[Stored records]
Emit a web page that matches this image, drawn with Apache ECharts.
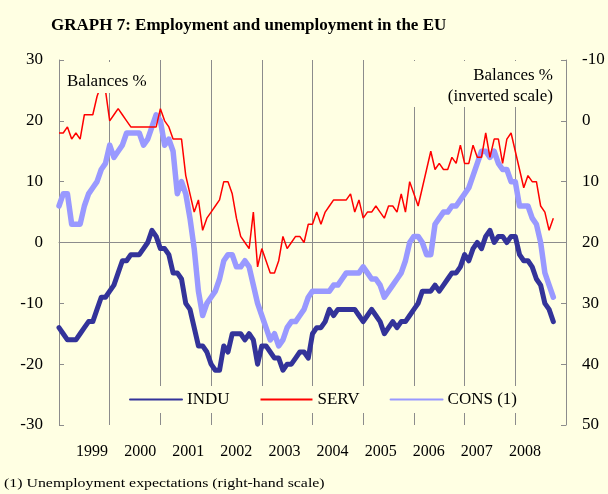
<!DOCTYPE html>
<html><head><meta charset="utf-8">
<script src="https://cdn.jsdelivr.net/npm/echarts@6.0.0/dist/echarts.min.js"></script>
<style>html,body{margin:0;padding:0;background:#FFFFE3;}#c{width:608px;height:494px;}</style>
</head><body><div id="c"></div>
<script>
// Year labels (monthly data from Jan 1999 to Oct 2008)
const years = ['1999','2000','2001','2002','2003','2004','2005','2006','2007','2008'];
// Industry confidence (left scale)
const indu = [
 -14,-15,-16,-16,-16,-15,-14,-13,-13,-11,-9,-9,
 -8,-7,-5,-3,-3,-2,-2,-2,-1,0,2,1,
 -1,-1,-2,-5,-5,-6,-10,-11,-14,-17,-17,-18,
 -20,-21,-21,-17,-18,-15,-15,-15,-16,-15,-16,-20,
 -17,-17,-18,-19,-19,-21,-20,-20,-19,-18,-18,-19,
 -15,-14,-14,-13,-11,-12,-11,-11,-11,-11,-11,-12,
 -13,-12,-11,-12,-13,-15,-14,-13,-14,-13,-13,-12,
 -11,-10,-8,-8,-8,-7,-8,-7,-6,-5,-5,-4,
 -2,-3,-1,0,-1,1,2,0,1,1,0,1,
 1,-2,-3,-3,-4,-6,-7,-10,-11,-13
];
// Services confidence (left scale)
const serv = [
 18,18,19,17,18,17,21,21,21,24,26,25,
 20,21,22,21,20,19,19,19,19,19,19,19,
 22,20,19,17,17,17,11,8,5,7,2,4,
 5,6,7,10,10,8,4,1,0,-1,5,-4,
 -1,-3,-5,-5,-3,1,-1,0,1,1,0,3,
 3,5,3,5,6,7,7,7,7,8,5,7,
 4,5,5,6,5,4,6,6,5,8,5,10,
 8,6,9,12,15,12,13,12,12,14,13,16,
 13,13,16,14,14,18,14,17,17,13,17,18,
 15,12,9,11,10,10,6,5,2,4
];
// Consumers' unemployment expectations (right scale, inverted)
const cons = [
 14,12,12,17,17,17,14,12,11,10,8,7,
 4,6,5,4,2,2,2,2,4,3,1,-1,
 0,4,3,5,12,10,12,16,21,28,32,30,
 29,28,26,23,22,22,24,24,23,24,27,30,
 32,34,36,35,37,36,34,33,33,32,31,29,
 28,28,28,28,28,27,27,26,25,25,25,25,
 24,25,26,26,27,29,28,27,26,25,23,20,
 19,19,20,22,22,17,16,15,15,14,14,13,
 12,11,9,7,5,5,6,5,7,8,8,10,
 10,14,14,14,16,17,20,25,27,29
];

const BG = '#FFFFE3';
const FONT = '"Liberation Serif", "Times New Roman", serif';
const GRID_C = '#8c8c8c';
const toXY = arr => arr.map((v, i) => [i, v]);

const chart = echarts.init(document.getElementById('c'), null, {renderer: 'canvas'});
chart.setOption({
  backgroundColor: BG,
  animation: false,
  textStyle: {fontFamily: FONT},
  title: {
    left: 46, top: 12,
    text: '{a|GRAPH 7: }{b|Employment and unemployment in the EU}',
    textStyle: {rich: {
      a: {fontFamily: FONT, fontSize: 17, color: '#000'},
      b: {fontFamily: FONT, fontSize: 17, fontWeight: 'bold', color: '#000'}
    }}
  },
  grid: [
    {left: 59, right: 42, top: 60, bottom: 69},
    // row that carries the year labels
    {left: 68, right: 59, top: 60, bottom: 69}
  ],
  xAxis: [
    {type: 'value', gridIndex: 0, min: 0, max: 120, interval: 12,
     axisLine: {lineStyle: {color: GRID_C}},
     axisTick: {inside: true, length: 5, lineStyle: {color: GRID_C}},
     axisLabel: {show: false},
     splitLine: {show: true, lineStyle: {color: GRID_C, width: 1}}},
    {type: 'category', gridIndex: 1, data: years, position: 'bottom', boundaryGap: true,
     axisLine: {show: false}, axisTick: {show: false}, splitLine: {show: false},
     axisLabel: {margin: 19, fontSize: 16, color: '#000', fontFamily: FONT}}
  ],
  yAxis: [
    {type: 'value', gridIndex: 0, min: -30, max: 30, interval: 10, position: 'left',
     axisLine: {show: true, lineStyle: {color: GRID_C}},
     axisTick: {show: true, inside: true, length: 5, lineStyle: {color: GRID_C}},
     splitLine: {show: false},
     axisLabel: {margin: 16, fontSize: 17, color: '#000', fontFamily: FONT}},
    {type: 'value', gridIndex: 0, min: -10, max: 50, interval: 10, position: 'right', inverse: true,
     axisLine: {show: true, lineStyle: {color: GRID_C}},
     axisTick: {show: true, inside: true, length: 5, lineStyle: {color: GRID_C}},
     splitLine: {show: false},
     axisLabel: {margin: 16, fontSize: 17, color: '#000', fontFamily: FONT}},
    {type: 'value', gridIndex: 1, show: false}
  ],
  legend: {
    left: 122, top: 386, padding: [5, 10, 5, 7],
    itemWidth: 52, itemHeight: 14, itemGap: 30,
    backgroundColor: BG,
    itemStyle: {opacity: 0},
    textStyle: {fontFamily: FONT, fontSize: 17, color: '#000'},
    data: ['INDU', 'SERV', 'CONS (1)']
  },
  series: [
    {name: 'INDU', type: 'line', data: toXY(indu), xAxisIndex: 0, yAxisIndex: 0,
     symbol: 'none', z: 3,
     lineStyle: {color: '#333399', width: 5, cap: 'round', join: 'round'},
     itemStyle: {color: '#333399'}},
    {name: 'SERV', type: 'line', data: toXY(serv), xAxisIndex: 0, yAxisIndex: 0,
     symbol: 'none', z: 4,
     lineStyle: {color: '#FF0000', width: 1.5},
     itemStyle: {color: '#FF0000'}},
    {name: 'CONS (1)', type: 'line', data: toXY(cons), xAxisIndex: 0, yAxisIndex: 1,
     symbol: 'none', z: 2,
     lineStyle: {color: '#9999FF', width: 5.5, cap: 'round', join: 'round'},
     itemStyle: {color: '#9999FF'}}
  ],
  graphic: [
    {type: 'rect', shape: {x: 62, y: 62, width: 94, height: 31}, style: {fill: BG}, z: 10},
    {type: 'text', x: 67, y: 82, z: 11,
     style: {text: 'Balances %', font: '17px "Liberation Serif"', fill: '#000',
             verticalAlign: 'middle', textVerticalAlign: 'middle'}},
    {type: 'rect', shape: {x: 405, y: 61, width: 158, height: 46}, style: {fill: BG}, z: 10},
    {type: 'text', x: 553, y: 76, z: 11,
     style: {text: 'Balances %', font: '17px "Liberation Serif"', fill: '#000',
             align: 'right', textAlign: 'right', verticalAlign: 'middle', textVerticalAlign: 'middle'}},
    {type: 'text', x: 553, y: 97, z: 11,
     style: {text: '(inverted scale)', font: '17px "Liberation Serif"', fill: '#000',
             align: 'right', textAlign: 'right', verticalAlign: 'middle', textVerticalAlign: 'middle'}},
    {type: 'text', x: 4, y: 484, z: 11, scaleX: 1.22,
     style: {text: '(1) Unemployment expectations (right-hand scale)', font: '13px "Liberation Serif"', fill: '#000',
             verticalAlign: 'middle', textVerticalAlign: 'middle'}}
  ]
});
</script>
</body></html>
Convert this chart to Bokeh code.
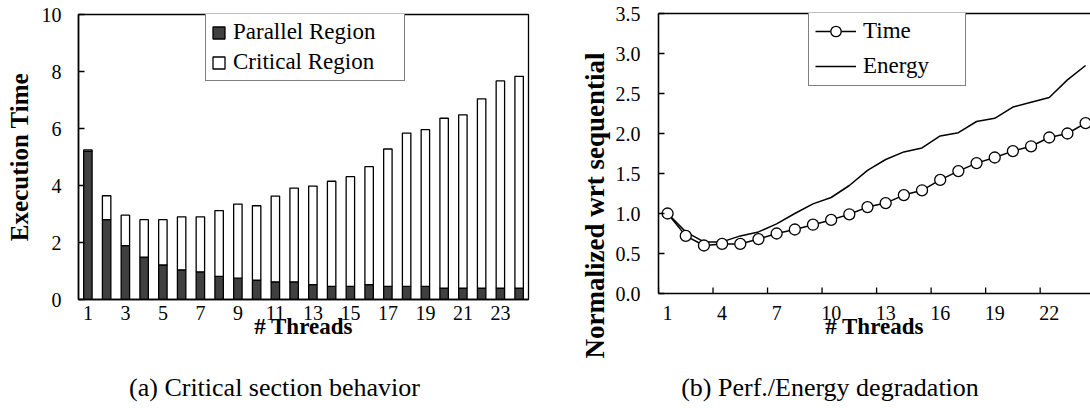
from bokeh.plotting import figure
from bokeh.layouts import row, column
from bokeh.models import (ColumnDataSource, FixedTicker, Legend, LegendItem,
                          LinearAxis, Range1d, Title, PrintfTickFormatter)
from bokeh.embed import file_html
from bokeh.resources import INLINE

# ---- data -------------------------------------------------------------
threads = list(range(1, 25))

# execution time split into parallel and critical parts
parallel_region = [5.20, 2.80, 1.89, 1.49, 1.21, 1.04, 0.97, 0.81, 0.75, 0.68,
                   0.62, 0.62, 0.52, 0.46, 0.46, 0.52, 0.46, 0.46, 0.46, 0.40,
                   0.40, 0.40, 0.40, 0.40]
critical_region = [0.05, 0.84, 1.07, 1.31, 1.59, 1.86, 1.93, 2.31, 2.60, 2.61,
                   3.01, 3.29, 3.46, 3.69, 3.85, 4.14, 4.82, 5.38, 5.50, 5.96,
                   6.08, 6.64, 7.27, 7.43]

# normalized with respect to the sequential run
time_norm = [1.00, 0.72, 0.60, 0.62, 0.62, 0.68, 0.75, 0.80, 0.86, 0.92,
             0.99, 1.08, 1.13, 1.23, 1.29, 1.42, 1.53, 1.63, 1.70, 1.78,
             1.84, 1.95, 2.00, 2.13]
energy_norm = [1.00, 0.77, 0.645, 0.645, 0.72, 0.77, 0.87, 1.00, 1.12, 1.20,
               1.35, 1.54, 1.675, 1.77, 1.82, 1.97, 2.01, 2.15, 2.19, 2.33,
               2.39, 2.45, 2.67, 2.85]

left_ticks = [1, 3, 5, 7, 9, 11, 13, 15, 17, 19, 21, 23]
right_ticks = [1, 4, 7, 10, 13, 16, 19, 22]
left_yticks = [0, 2, 4, 6, 8, 10]
right_yticks = [0.0, 0.5, 1.0, 1.5, 2.0, 2.5, 3.0, 3.5]

FONT = "Liberation Serif"
DARK = "#404040"
TICK_SIZE = "20px"
PANEL_H = 368
CAPTION_H = 40


def base_style(p):
    p.xgrid.visible = False
    p.ygrid.visible = False
    p.background_fill_color = "white"
    p.border_fill_color = "white"
    for ax in p.xaxis + p.yaxis:
        ax.axis_line_color = "black"
        ax.axis_line_width = 1.6
        ax.major_label_text_font = FONT
        ax.major_label_text_font_size = TICK_SIZE
        ax.major_label_text_color = "black"
        ax.minor_tick_line_color = None
        ax.axis_label_text_font = FONT
        ax.axis_label_text_font_style = "bold"
        ax.axis_label_text_color = "black"


def caption_strip(text, shift):
    # thin strip holding only the sub-figure caption, centred on its frame
    c = figure(width=545, height=CAPTION_H, x_range=Range1d(0, 1),
               y_range=Range1d(0, 1), output_backend="svg",
               toolbar_location=None, x_axis_location=None,
               y_axis_location=None, min_border_left=shift,
               min_border_right=0, min_border_top=33, min_border_bottom=0,
               frame_align=False, title=text)
    c.xgrid.visible = False
    c.ygrid.visible = False
    c.outline_line_color = None
    c.title.align = "center"
    c.title.standoff = 0
    c.title.text_font = FONT
    c.title.text_font_size = "26px"
    c.title.text_font_style = "normal"
    c.title.text_color = "black"
    return c


# ---- (a) stacked bars ---------------------------------------------------
p1 = figure(width=545, height=PANEL_H, x_range=Range1d(0.5, 24.5),
            y_range=Range1d(0, 10), output_backend="svg",
            toolbar_location=None, min_border_left=78, min_border_right=17,
            min_border_top=14, min_border_bottom=69, frame_align=False)
base_style(p1)
p1.outline_line_color = "black"
p1.outline_line_width = 1.3

src = ColumnDataSource(dict(threads=threads, parallel=parallel_region,
                            critical=critical_region))
bars = p1.vbar_stack(["parallel", "critical"], x="threads", width=0.45,
                     source=src, fill_color=[DARK, "white"],
                     line_color="black", line_width=1.3)

leg1 = Legend(items=[LegendItem(label="Parallel Region", renderers=[bars[0]]),
                     LegendItem(label="Critical Region", renderers=[bars[1]])],
              location=(127, 218), glyph_width=15, glyph_height=15,
              label_height=24, label_standoff=7, label_width=166,
              padding=5, spacing=4, margin=0,
              label_text_font=FONT, label_text_font_size="23px",
              label_text_color="black",
              border_line_color="black", border_line_width=1.3,
              background_fill_color="white", background_fill_alpha=1)
p1.add_layout(leg1)

xa = p1.xaxis[0]
xa.ticker = FixedTicker(ticks=left_ticks)
xa.major_tick_in = 0
xa.major_tick_out = 0
xa.major_label_standoff = 6
xa.axis_label = "# Threads"
xa.axis_label_text_font_size = "23px"
xa.axis_label_standoff = -9

ya = p1.yaxis[0]
ya.ticker = FixedTicker(ticks=left_yticks)
ya.major_tick_in = 6
ya.major_tick_out = 0
ya.major_tick_line_width = 1.3
ya.major_label_standoff = 17
ya.axis_label = "Execution Time"
ya.axis_label_text_font_size = "25px"
ya.axis_label_standoff = 6

# ---- (b) normalized time / energy ----------------------------------------
p2 = figure(width=545, height=PANEL_H, x_range=Range1d(0.5, 24.27),
            y_range=Range1d(0, 3.5), output_backend="svg",
            toolbar_location=None, min_border_left=113, min_border_right=0,
            min_border_top=13, min_border_bottom=75, frame_align=False)
base_style(p2)
p2.outline_line_color = None
xb = p2.xaxis[0]
yb = p2.yaxis[0]

line_energy = p2.line(threads, energy_norm, line_color="black", line_width=1.5)
line_time = p2.line(threads, time_norm, line_color="black", line_width=1.5)
pts_time = p2.scatter(threads, time_norm, marker="circle", size=11,
                      fill_color="white", line_color="black", line_width=1.3)

# category-boundary tick marks on the x axis
bounds = [t - 0.5 for t in right_ticks]
p2.segment(x0=bounds, y0=[0] * len(bounds), x1=bounds,
           y1=[0.075] * len(bounds), line_color="black", line_width=1.3)

# plain line along the top of the frame
top_line = LinearAxis(ticker=FixedTicker(ticks=[]), major_tick_in=0,
                      major_tick_out=0, minor_tick_in=0, minor_tick_out=0,
                      major_label_standoff=0,
                      axis_line_color="black", axis_line_width=1.6)
p2.add_layout(top_line, "above")

xb.ticker = FixedTicker(ticks=right_ticks)
xb.major_tick_in = 0
xb.major_tick_out = 0
xb.major_label_standoff = 12
xb.axis_label = "# Threads"
xb.axis_label_text_font_size = "23px"
xb.axis_label_standoff = -9

yb.ticker = FixedTicker(ticks=right_yticks)
yb.formatter = PrintfTickFormatter(format="%.1f")
yb.major_tick_in = 6
yb.major_tick_out = 0
yb.major_tick_line_width = 1.3
yb.major_label_standoff = 18

p2.add_layout(Title(text="Normalized wrt sequential", align="left",
                    offset=-65, standoff=5, text_font=FONT,
                    text_font_size="27px", text_font_style="bold",
                    text_color="black"), "left")

leg2 = Legend(items=[LegendItem(label="Time", renderers=[line_time, pts_time]),
                     LegendItem(label="Energy", renderers=[line_energy])],
              location=(150, 207), glyph_width=41, glyph_height=26,
              label_height=26, label_standoff=7, label_width=96,
              padding=6, spacing=9, margin=0,
              label_text_font=FONT, label_text_font_size="23px",
              label_text_color="black",
              border_line_color="black", border_line_width=1.3,
              background_fill_color="white", background_fill_alpha=1)
p2.add_layout(leg2)

cap1 = caption_strip("(a) Critical section behavior", 3)
cap2 = caption_strip("(b) Perf./Energy degradation", 24)

layout = column(row(p1, p2), row(cap1, cap2))
open("out.html", "w").write(file_html(layout, INLINE))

WHAT TO PRODUCE | Quote word for word only the lines above from the one containing "Convert this chart to Bokeh code." through the one containing "threads = list(range(1, 25))". Pictures stay out of your copy.

EXERCISE RESULT |
Convert this chart to Bokeh code.
from bokeh.plotting import figure
from bokeh.layouts import row, column
from bokeh.models import (ColumnDataSource, FixedTicker, Legend, LegendItem,
                          LinearAxis, Range1d, Title, PrintfTickFormatter)
from bokeh.embed import file_html
from bokeh.resources import INLINE

# ---- data -------------------------------------------------------------
threads = list(range(1, 25))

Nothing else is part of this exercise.